- WHAT NEEDS TO BE DONE
Without the pictures, extract every line from the start of the material to the line containing "box,fill=diopurple,minimum width=3.16cm,minimum height=0.62cm]", both ends included.
# # # #
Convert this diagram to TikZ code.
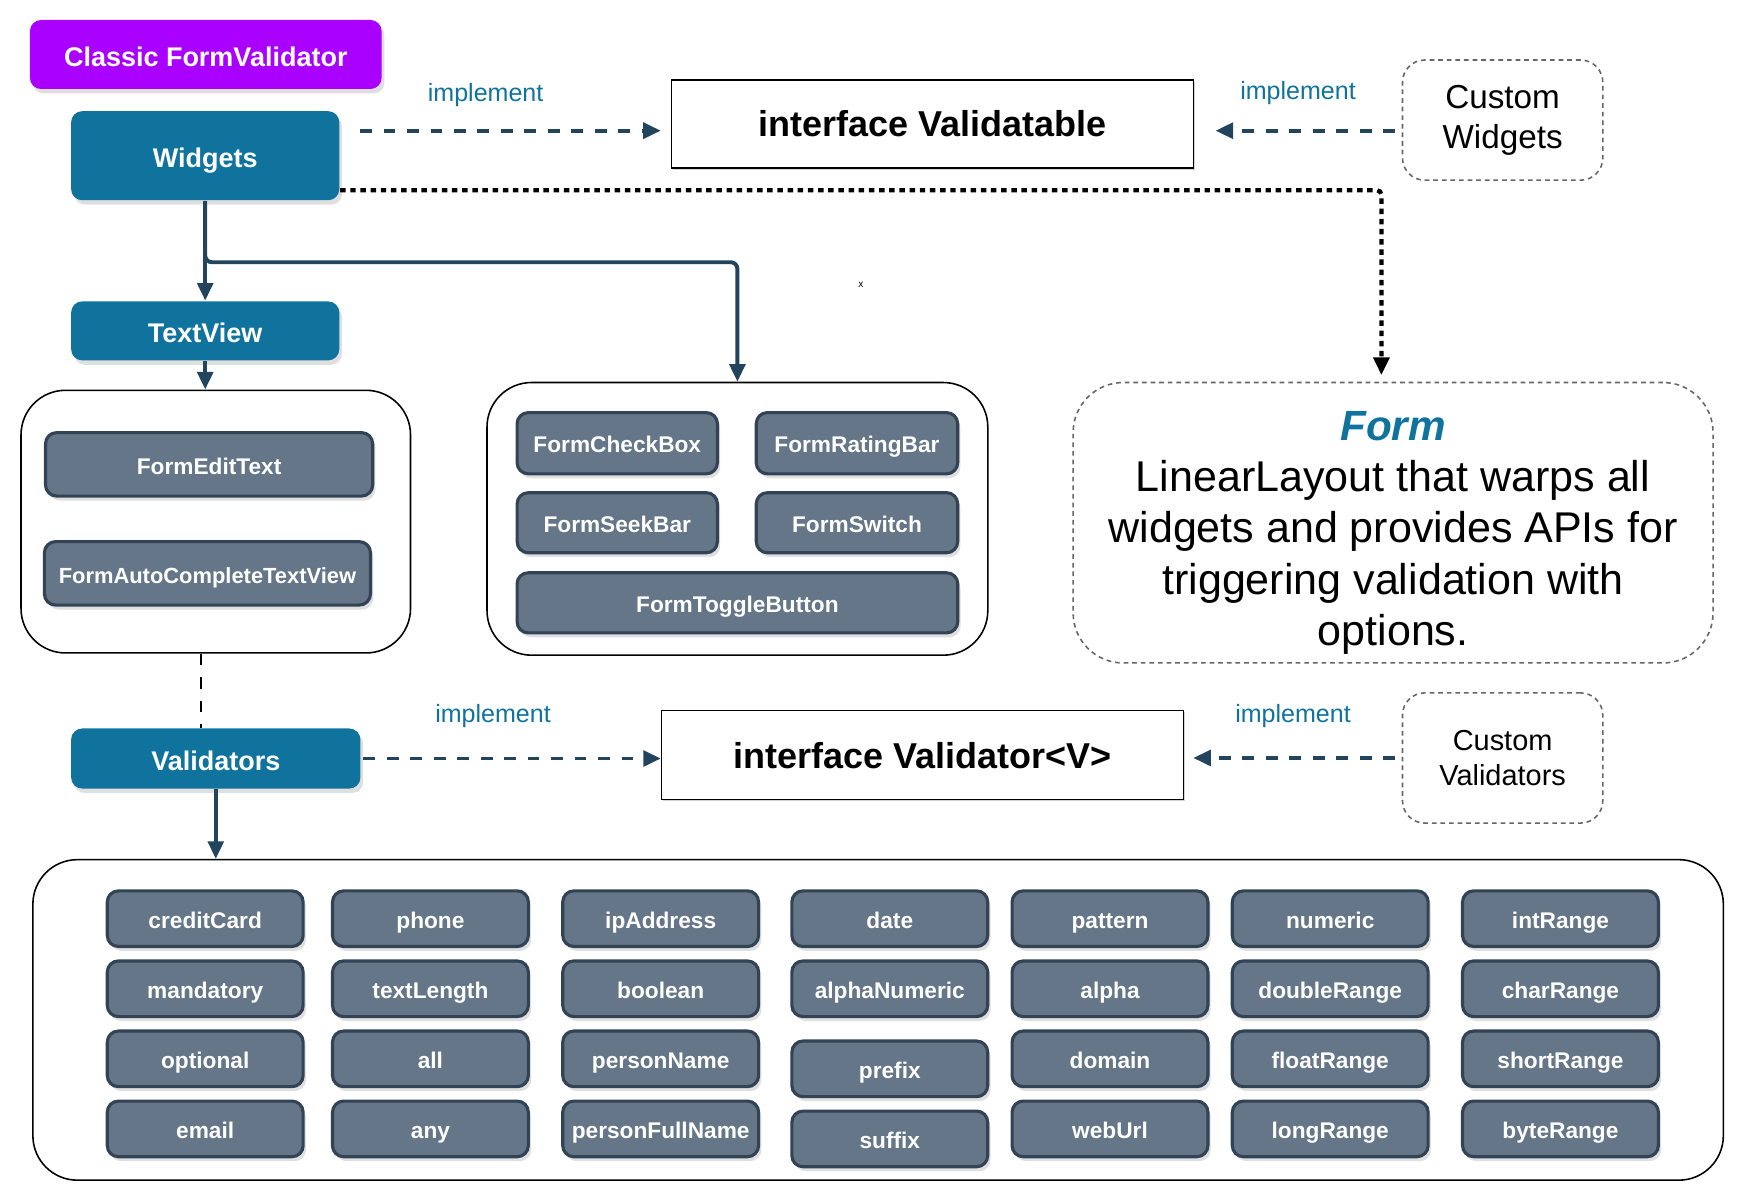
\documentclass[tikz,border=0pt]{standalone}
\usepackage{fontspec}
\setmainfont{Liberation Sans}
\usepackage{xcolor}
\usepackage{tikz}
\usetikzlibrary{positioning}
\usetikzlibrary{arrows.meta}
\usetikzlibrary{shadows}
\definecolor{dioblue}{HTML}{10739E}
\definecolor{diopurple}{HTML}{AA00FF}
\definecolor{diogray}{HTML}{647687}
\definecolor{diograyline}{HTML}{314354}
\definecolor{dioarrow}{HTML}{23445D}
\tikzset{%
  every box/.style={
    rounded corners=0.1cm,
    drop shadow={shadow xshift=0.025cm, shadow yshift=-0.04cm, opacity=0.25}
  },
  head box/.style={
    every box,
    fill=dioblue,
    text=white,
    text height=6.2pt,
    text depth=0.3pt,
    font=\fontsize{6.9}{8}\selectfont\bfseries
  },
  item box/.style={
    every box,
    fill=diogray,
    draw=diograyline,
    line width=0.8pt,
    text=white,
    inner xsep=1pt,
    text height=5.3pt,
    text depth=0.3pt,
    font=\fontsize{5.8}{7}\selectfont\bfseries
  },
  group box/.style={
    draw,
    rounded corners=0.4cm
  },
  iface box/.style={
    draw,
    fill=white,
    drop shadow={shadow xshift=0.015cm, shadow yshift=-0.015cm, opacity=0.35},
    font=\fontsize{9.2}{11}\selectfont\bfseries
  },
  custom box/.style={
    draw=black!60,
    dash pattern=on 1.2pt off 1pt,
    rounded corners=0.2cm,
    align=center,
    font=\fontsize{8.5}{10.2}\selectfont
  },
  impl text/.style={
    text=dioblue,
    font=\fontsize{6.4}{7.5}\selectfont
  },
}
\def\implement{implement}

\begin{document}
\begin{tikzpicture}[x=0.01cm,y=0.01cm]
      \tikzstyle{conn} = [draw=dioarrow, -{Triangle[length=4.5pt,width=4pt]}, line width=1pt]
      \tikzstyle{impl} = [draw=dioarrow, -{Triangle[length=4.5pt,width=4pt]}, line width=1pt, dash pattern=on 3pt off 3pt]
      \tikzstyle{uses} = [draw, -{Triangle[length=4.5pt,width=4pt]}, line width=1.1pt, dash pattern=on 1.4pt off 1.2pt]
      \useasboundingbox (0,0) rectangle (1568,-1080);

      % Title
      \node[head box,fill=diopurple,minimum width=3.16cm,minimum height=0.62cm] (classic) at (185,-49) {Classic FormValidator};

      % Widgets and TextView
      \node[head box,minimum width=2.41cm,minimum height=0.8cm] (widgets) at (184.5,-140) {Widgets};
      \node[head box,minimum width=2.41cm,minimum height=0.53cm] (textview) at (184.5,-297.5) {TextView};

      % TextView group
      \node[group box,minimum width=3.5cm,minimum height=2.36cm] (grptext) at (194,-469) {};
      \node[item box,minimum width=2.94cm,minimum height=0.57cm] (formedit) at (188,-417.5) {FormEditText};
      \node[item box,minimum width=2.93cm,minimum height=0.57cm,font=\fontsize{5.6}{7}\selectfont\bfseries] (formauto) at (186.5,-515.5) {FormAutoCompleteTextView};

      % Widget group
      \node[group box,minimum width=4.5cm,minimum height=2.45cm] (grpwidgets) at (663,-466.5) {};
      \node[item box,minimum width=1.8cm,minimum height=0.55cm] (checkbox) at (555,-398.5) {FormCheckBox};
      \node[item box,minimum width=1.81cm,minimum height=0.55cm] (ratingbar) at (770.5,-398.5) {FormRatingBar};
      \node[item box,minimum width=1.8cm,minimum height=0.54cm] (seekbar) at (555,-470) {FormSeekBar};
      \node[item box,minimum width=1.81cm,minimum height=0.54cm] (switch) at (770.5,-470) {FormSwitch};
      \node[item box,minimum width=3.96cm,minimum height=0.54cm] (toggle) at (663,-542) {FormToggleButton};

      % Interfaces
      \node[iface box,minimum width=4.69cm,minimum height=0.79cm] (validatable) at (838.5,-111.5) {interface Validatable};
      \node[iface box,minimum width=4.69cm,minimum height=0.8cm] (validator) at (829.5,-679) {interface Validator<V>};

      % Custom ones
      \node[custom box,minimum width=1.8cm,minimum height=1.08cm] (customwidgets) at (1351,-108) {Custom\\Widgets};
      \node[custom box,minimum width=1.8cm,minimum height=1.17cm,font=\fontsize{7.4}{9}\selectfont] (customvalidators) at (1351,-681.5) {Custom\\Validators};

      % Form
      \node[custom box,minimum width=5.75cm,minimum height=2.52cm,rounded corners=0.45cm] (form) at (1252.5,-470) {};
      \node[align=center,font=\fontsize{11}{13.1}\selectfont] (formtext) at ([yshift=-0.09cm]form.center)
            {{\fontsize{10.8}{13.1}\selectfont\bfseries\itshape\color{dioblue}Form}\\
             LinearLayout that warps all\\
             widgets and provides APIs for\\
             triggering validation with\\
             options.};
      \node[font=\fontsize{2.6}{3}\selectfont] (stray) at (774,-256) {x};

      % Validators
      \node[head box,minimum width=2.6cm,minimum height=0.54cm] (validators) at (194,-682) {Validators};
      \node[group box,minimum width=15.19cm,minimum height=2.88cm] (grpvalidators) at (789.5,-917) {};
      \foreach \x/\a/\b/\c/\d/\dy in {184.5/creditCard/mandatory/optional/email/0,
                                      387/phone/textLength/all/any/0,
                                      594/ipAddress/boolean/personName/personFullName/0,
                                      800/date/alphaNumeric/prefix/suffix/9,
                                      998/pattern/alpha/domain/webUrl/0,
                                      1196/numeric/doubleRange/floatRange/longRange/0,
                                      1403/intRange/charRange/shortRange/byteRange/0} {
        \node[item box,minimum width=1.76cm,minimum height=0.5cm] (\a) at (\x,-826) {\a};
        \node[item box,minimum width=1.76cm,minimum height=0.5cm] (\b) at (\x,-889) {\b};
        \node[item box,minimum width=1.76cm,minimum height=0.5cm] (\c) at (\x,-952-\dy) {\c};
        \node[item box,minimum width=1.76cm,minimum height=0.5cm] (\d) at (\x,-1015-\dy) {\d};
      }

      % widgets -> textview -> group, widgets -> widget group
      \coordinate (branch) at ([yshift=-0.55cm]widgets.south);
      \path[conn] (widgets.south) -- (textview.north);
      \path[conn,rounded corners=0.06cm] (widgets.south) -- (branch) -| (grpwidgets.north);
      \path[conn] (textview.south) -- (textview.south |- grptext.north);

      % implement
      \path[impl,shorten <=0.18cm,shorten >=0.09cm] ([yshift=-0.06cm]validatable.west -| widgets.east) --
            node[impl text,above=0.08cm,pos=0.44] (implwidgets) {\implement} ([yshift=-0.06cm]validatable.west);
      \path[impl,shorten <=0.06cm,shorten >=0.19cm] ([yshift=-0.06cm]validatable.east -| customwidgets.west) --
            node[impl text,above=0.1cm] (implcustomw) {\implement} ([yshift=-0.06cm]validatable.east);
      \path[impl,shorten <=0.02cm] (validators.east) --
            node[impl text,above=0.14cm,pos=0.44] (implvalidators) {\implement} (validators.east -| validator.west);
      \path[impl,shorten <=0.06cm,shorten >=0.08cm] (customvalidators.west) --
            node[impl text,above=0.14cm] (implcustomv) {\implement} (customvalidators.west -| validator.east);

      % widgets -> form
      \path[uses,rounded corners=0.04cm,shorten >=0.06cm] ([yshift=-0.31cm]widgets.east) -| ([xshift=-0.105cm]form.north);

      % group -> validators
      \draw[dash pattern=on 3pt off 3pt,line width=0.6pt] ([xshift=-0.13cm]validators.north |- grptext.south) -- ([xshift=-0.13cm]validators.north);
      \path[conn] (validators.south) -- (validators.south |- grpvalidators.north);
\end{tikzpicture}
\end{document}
# # # #
- FINISHED TASK
Convert this diagram to TikZ code.
\documentclass[tikz,border=0pt]{standalone}
\usepackage{fontspec}
\setmainfont{Liberation Sans}
\usepackage{xcolor}
\usepackage{tikz}
\usetikzlibrary{positioning}
\usetikzlibrary{arrows.meta}
\usetikzlibrary{shadows}
\definecolor{dioblue}{HTML}{10739E}
\definecolor{diopurple}{HTML}{AA00FF}
\definecolor{diogray}{HTML}{647687}
\definecolor{diograyline}{HTML}{314354}
\definecolor{dioarrow}{HTML}{23445D}
\tikzset{%
  every box/.style={
    rounded corners=0.1cm,
    drop shadow={shadow xshift=0.025cm, shadow yshift=-0.04cm, opacity=0.25}
  },
  head box/.style={
    every box,
    fill=dioblue,
    text=white,
    text height=6.2pt,
    text depth=0.3pt,
    font=\fontsize{6.9}{8}\selectfont\bfseries
  },
  item box/.style={
    every box,
    fill=diogray,
    draw=diograyline,
    line width=0.8pt,
    text=white,
    inner xsep=1pt,
    text height=5.3pt,
    text depth=0.3pt,
    font=\fontsize{5.8}{7}\selectfont\bfseries
  },
  group box/.style={
    draw,
    rounded corners=0.4cm
  },
  iface box/.style={
    draw,
    fill=white,
    drop shadow={shadow xshift=0.015cm, shadow yshift=-0.015cm, opacity=0.35},
    font=\fontsize{9.2}{11}\selectfont\bfseries
  },
  custom box/.style={
    draw=black!60,
    dash pattern=on 1.2pt off 1pt,
    rounded corners=0.2cm,
    align=center,
    font=\fontsize{8.5}{10.2}\selectfont
  },
  impl text/.style={
    text=dioblue,
    font=\fontsize{6.4}{7.5}\selectfont
  },
}
\def\implement{implement}

\begin{document}
\begin{tikzpicture}[x=0.01cm,y=0.01cm]
      \tikzstyle{conn} = [draw=dioarrow, -{Triangle[length=4.5pt,width=4pt]}, line width=1pt]
      \tikzstyle{impl} = [draw=dioarrow, -{Triangle[length=4.5pt,width=4pt]}, line width=1pt, dash pattern=on 3pt off 3pt]
      \tikzstyle{uses} = [draw, -{Triangle[length=4.5pt,width=4pt]}, line width=1.1pt, dash pattern=on 1.4pt off 1.2pt]
      \useasboundingbox (0,0) rectangle (1568,-1080);

      % Title
      \node[head box,fill=diopurple,minimum width=3.16cm,minimum height=0.62cm] (classic) at (185,-49) {Classic FormValidator};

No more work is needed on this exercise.